### Work to do
The entries below should be quoted exactly, with no pictures carried over.

### Task inputs
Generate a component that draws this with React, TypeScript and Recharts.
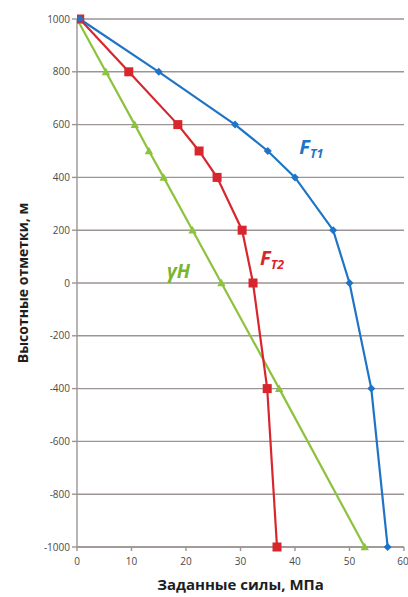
import { LineChart, Line, XAxis, YAxis, CartesianGrid, ReferenceDot } from 'recharts'

const heights = [1000, 800, 600, 500, 400, 200, 0, -400, -1000]
const ft1Values = [0.5, 15, 29, 35, 40, 47, 50, 54, 57]
const ft2Values = [0.5, 9.5, 18.5, 22.4, 25.7, 30.3, 32.3, 34.9, 36.7]
const ghValues = [0, 5.3, 10.6, 13.2, 15.9, 21.2, 26.5, 37.1, 52.8]

const xTicks = [0, 10, 20, 30, 40, 50, 60]
const yTicks = [-1000, -800, -600, -400, -200, 0, 200, 400, 600, 800, 1000]

const COLORS = {
  ft1: '#1f74c6',
  ft2: '#d8262e',
  gh: '#8cc23c',
  ghText: '#7ab532',
  grid: '#9b9593',
  tick: '#4a4a4a',
}

const toPoints = (vals: number[]) => vals.map((f, i) => ({ f, h: heights[i] }))

const ft1Data = toPoints(ft1Values)
const ft2Data = toPoints(ft2Values)
const ghData = toPoints(ghValues)

function DiamondDot({ cx, cy, index }: any) {
  const s = 4
  return (
    <path
      key={`d-${index}`}
      d={`M${cx},${cy - s} L${cx + s},${cy} L${cx},${cy + s} L${cx - s},${cy} Z`}
      fill={COLORS.ft1}
    />
  )
}

function SquareDot({ cx, cy, index }: any) {
  const s = 4.5
  return <rect key={`s-${index}`} x={cx - s} y={cy - s} width={s * 2} height={s * 2} fill={COLORS.ft2} />
}

function TriangleDot({ cx, cy, index }: any) {
  const s = 4.2
  return (
    <path
      key={`t-${index}`}
      d={`M${cx},${cy - s} L${cx + s},${cy + s * 0.8} L${cx - s},${cy + s * 0.8} Z`}
      fill={COLORS.gh}
    />
  )
}

function SubLabel({ viewBox, main, sub, color, size }: any) {
  const { x, y } = viewBox
  return (
    <text x={x} y={y} fill={color} fontFamily="'Open Sans', sans-serif" fontWeight={700} fontStyle="italic" fontSize={size}>
      {main}
      {sub && (
        <tspan fontSize={size * 0.62} dy={4}>
          {sub}
        </tspan>
      )}
    </text>
  )
}

export default function App() {
  return (
    <div style={{ position: 'absolute', left: 0, top: 0, background: '#fff' }}>
      <LineChart width={408} height={597} margin={{ top: 19, right: 4, bottom: 20, left: 17 }}>
        <CartesianGrid horizontal vertical={false} stroke={COLORS.grid} strokeWidth={1.4} />
        <XAxis
          type="number"
          dataKey="f"
          domain={[0, 60]}
          ticks={xTicks}
          height={30}
          stroke={COLORS.grid}
          strokeWidth={1.4}
          tickSize={4}
          tick={{ fontSize: 10, fill: COLORS.tick, fontFamily: "'Open Sans', sans-serif", dy: 5 }}
          allowDataOverflow
          label={{
            value: 'Заданные  силы, МПа',
            position: 'bottom',
            offset: 2,
            fill: '#1e1e1e',
            fontSize: 15,
            fontWeight: 700,
            fontFamily: "'Open Sans', sans-serif",
          }}
        />
        <YAxis
          type="number"
          dataKey="h"
          domain={[-1000, 1000]}
          ticks={yTicks}
          width={60}
          stroke={COLORS.grid}
          strokeWidth={1.4}
          tickSize={5}
          tick={{ fontSize: 10, fill: COLORS.tick, fontFamily: "'Open Sans', sans-serif" }}
          label={{
            value: 'Высотные отметки, м',
            angle: -90,
            position: 'insideLeft',
            offset: 6,
            style: { textAnchor: 'middle' },
            fill: '#1e1e1e',
            fontSize: 14,
            fontWeight: 700,
            fontFamily: "'Open Sans', sans-serif",
          }}
        />
        <Line
          data={ghData}
          dataKey="h"
          stroke={COLORS.gh}
          strokeWidth={2.2}
          dot={(p: any) => <TriangleDot {...p} />}
          isAnimationActive={false}
        />
        <Line
          data={ft2Data}
          dataKey="h"
          stroke={COLORS.ft2}
          strokeWidth={2.2}
          dot={(p: any) => <SquareDot {...p} />}
          isAnimationActive={false}
        />
        <Line
          data={ft1Data}
          dataKey="h"
          stroke={COLORS.ft1}
          strokeWidth={2.2}
          dot={(p: any) => <DiamondDot {...p} />}
          isAnimationActive={false}
        />
        <ReferenceDot
          x={40.8}
          y={488}
          r={0}
          label={(props: any) => <SubLabel {...props} main="F" sub="T1" color={COLORS.ft1} size={20} />}
        />
        <ReferenceDot
          x={33.6}
          y={68}
          r={0}
          label={(props: any) => <SubLabel {...props} main="F" sub="T2" color={COLORS.ft2} size={20} />}
        />
        <ReferenceDot
          x={16.5}
          y={18}
          r={0}
          label={(props: any) => <SubLabel {...props} main="γH" color={COLORS.ghText} size={19} />}
        />
      </LineChart>
    </div>
  )
}
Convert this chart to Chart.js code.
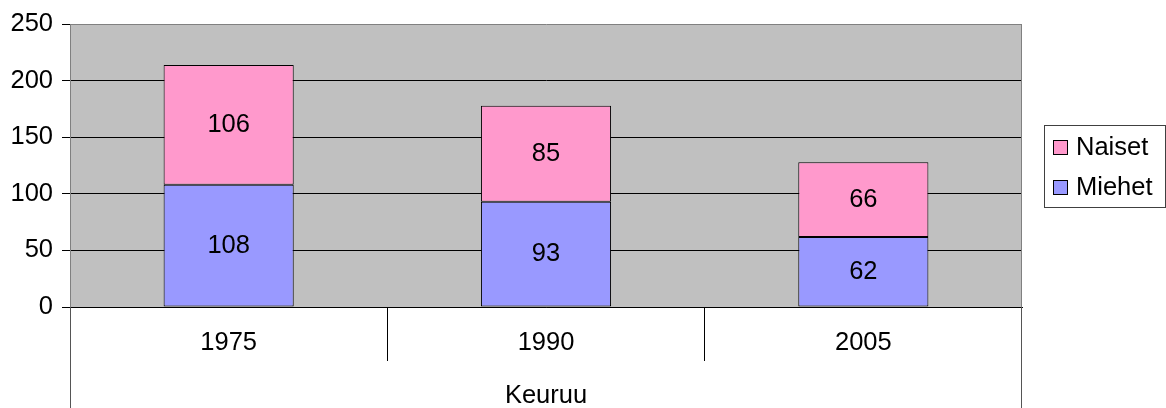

### Correct response
Generate a component that draws this with React, TypeScript and Recharts.
import { LineChart, Line, XAxis, YAxis, CartesianGrid, ReferenceDot } from 'recharts'

const heights = [1000, 800, 600, 500, 400, 200, 0, -400, -1000]
const ft1Values = [0.5, 15, 29, 35, 40, 47, 50, 54, 57]
const ft2Values = [0.5, 9.5, 18.5, 22.4, 25.7, 30.3, 32.3, 34.9, 36.7]
const ghValues = [0, 5.3, 10.6, 13.2, 15.9, 21.2, 26.5, 37.1, 52.8]

const xTicks = [0, 10, 20, 30, 40, 50, 60]
const yTicks = [-1000, -800, -600, -400, -200, 0, 200, 400, 600, 800, 1000]

const COLORS = {
  ft1: '#1f74c6',
  ft2: '#d8262e',
  gh: '#8cc23c',
  ghText: '#7ab532',
  grid: '#9b9593',
  tick: '#4a4a4a',
}

const toPoints = (vals: number[]) => vals.map((f, i) => ({ f, h: heights[i] }))

const ft1Data = toPoints(ft1Values)
const ft2Data = toPoints(ft2Values)
const ghData = toPoints(ghValues)

function DiamondDot({ cx, cy, index }: any) {
  const s = 4
  return (
    <path
      key={`d-${index}`}
      d={`M${cx},${cy - s} L${cx + s},${cy} L${cx},${cy + s} L${cx - s},${cy} Z`}
      fill={COLORS.ft1}
    />
  )
}

function SquareDot({ cx, cy, index }: any) {
  const s = 4.5
  return <rect key={`s-${index}`} x={cx - s} y={cy - s} width={s * 2} height={s * 2} fill={COLORS.ft2} />
}

function TriangleDot({ cx, cy, index }: any) {
  const s = 4.2
  return (
    <path
      key={`t-${index}`}
      d={`M${cx},${cy - s} L${cx + s},${cy + s * 0.8} L${cx - s},${cy + s * 0.8} Z`}
      fill={COLORS.gh}
    />
  )
}

function SubLabel({ viewBox, main, sub, color, size }: any) {
  const { x, y } = viewBox
  return (
    <text x={x} y={y} fill={color} fontFamily="'Open Sans', sans-serif" fontWeight={700} fontStyle="italic" fontSize={size}>
      {main}
      {sub && (
        <tspan fontSize={size * 0.62} dy={4}>
          {sub}
        </tspan>
      )}
    </text>
  )
}

export default function App() {
  return (
    <div style={{ position: 'absolute', left: 0, top: 0, background: '#fff' }}>
      <LineChart width={408} height={597} margin={{ top: 19, right: 4, bottom: 20, left: 17 }}>
        <CartesianGrid horizontal vertical={false} stroke={COLORS.grid} strokeWidth={1.4} />
        <XAxis
          type="number"
          dataKey="f"
          domain={[0, 60]}
          ticks={xTicks}
          height={30}
          stroke={COLORS.grid}
          strokeWidth={1.4}
          tickSize={4}
          tick={{ fontSize: 10, fill: COLORS.tick, fontFamily: "'Open Sans', sans-serif", dy: 5 }}
          allowDataOverflow
          label={{
            value: 'Заданные  силы, МПа',
            position: 'bottom',
            offset: 2,
            fill: '#1e1e1e',
            fontSize: 15,
            fontWeight: 700,
            fontFamily: "'Open Sans', sans-serif",
          }}
        />
        <YAxis
          type="number"
          dataKey="h"
          domain={[-1000, 1000]}
          ticks={yTicks}
          width={60}
          stroke={COLORS.grid}
          strokeWidth={1.4}
          tickSize={5}
          tick={{ fontSize: 10, fill: COLORS.tick, fontFamily: "'Open Sans', sans-serif" }}
          label={{
            value: 'Высотные отметки, м',
            angle: -90,
            position: 'insideLeft',
            offset: 6,
            style: { textAnchor: 'middle' },
            fill: '#1e1e1e',
            fontSize: 14,
            fontWeight: 700,
            fontFamily: "'Open Sans', sans-serif",
          }}
        />
        <Line
          data={ghData}
          dataKey="h"
          stroke={COLORS.gh}
          strokeWidth={2.2}
          dot={(p: any) => <TriangleDot {...p} />}
          isAnimationActive={false}
        />
        <Line
          data={ft2Data}
          dataKey="h"
          stroke={COLORS.ft2}
          strokeWidth={2.2}
          dot={(p: any) => <SquareDot {...p} />}
          isAnimationActive={false}
        />
        <Line
          data={ft1Data}
          dataKey="h"
          stroke={COLORS.ft1}
          strokeWidth={2.2}
          dot={(p: any) => <DiamondDot {...p} />}
          isAnimationActive={false}
        />
        <ReferenceDot
          x={40.8}
          y={488}
          r={0}
          label={(props: any) => <SubLabel {...props} main="F" sub="T1" color={COLORS.ft1} size={20} />}
        />
        <ReferenceDot
          x={33.6}
          y={68}
          r={0}
          label={(props: any) => <SubLabel {...props} main="F" sub="T2" color={COLORS.ft2} size={20} />}
        />
        <ReferenceDot
          x={16.5}
          y={18}
          r={0}
          label={(props: any) => <SubLabel {...props} main="γH" color={COLORS.ghText} size={19} />}
        />
      </LineChart>
    </div>
  )
}
Convert this chart to Chart.js code.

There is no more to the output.